From: Eugen Leitl (eugen@leitl.org)
Date: Tue Apr 23 2002 - 16:35:25 MDT


---------- Forwarded message ----------
Date: Tue, 23 Apr 2002 11:31:15 -0700
From: chris arkenberg <carkenbe@adobe.com>
To: fork@xent.com
Subject: Re: Immortality and Personal Finance

>So the question is: does my personal financial contribution to
>immortality research probably matter quite a lot? Or does it probably
>matter fairly little?

Well, if you think you'll actually be around to benefit from your
investment & your research...

Given the current projections for population growth and the ongoing
depletion of the world's natural resources, life extension research
in general tends to exist in a vacuum of selfish fantasy. You either
end up with the most privileged 3% living to 400, or a population
bloat of 15 billion impoverished humans.

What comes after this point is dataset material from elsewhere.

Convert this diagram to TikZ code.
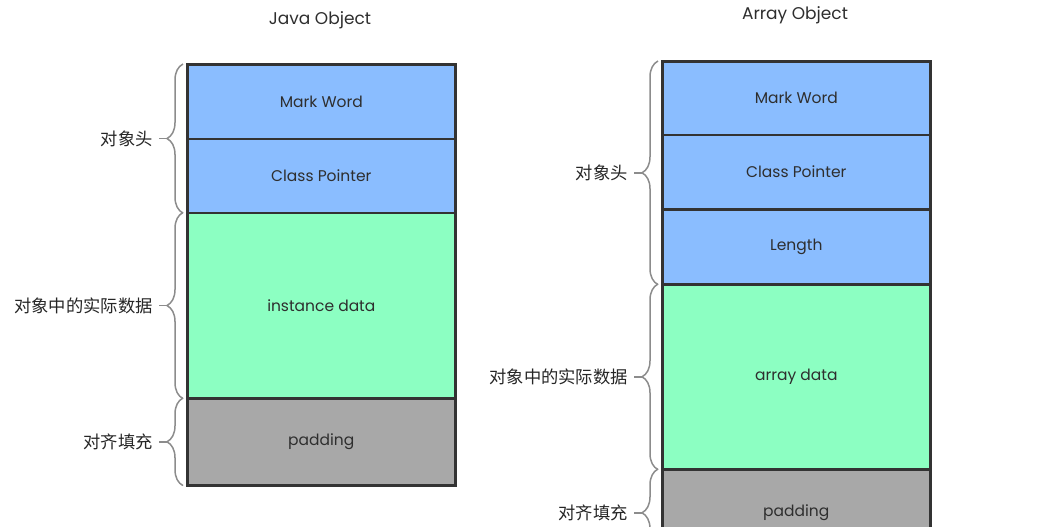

LE research also seems
somewhat ignorant of the very real problems which threaten the lives
of people every day.

 From the CDC for 1999:

725,192 deaths from cardiovascular diseases
549,838 deaths from malignant neoplasms
167,366 deaths from cerebrovascular diseases

In the past 2 years I've watched a 50 year old man die of ALS 6
months after diagnosis, and stood by the side of a 48 year old woman
as she died of an acute bone marrow transfer. It took 3 weeks from
diagnosis to her death.

I contribute to my 401(k) and my Roth IRA but, hell, I'm not even
sure I'll make it long enough to reap the benefits - and I'm only 31.

I feel that the brilliant minds in LE might do better researching
cancer or heart disease or immune deficiencies. I'd rather have a
rich life of 80 years than live to 170 and watch generations of
friends and family die from disease.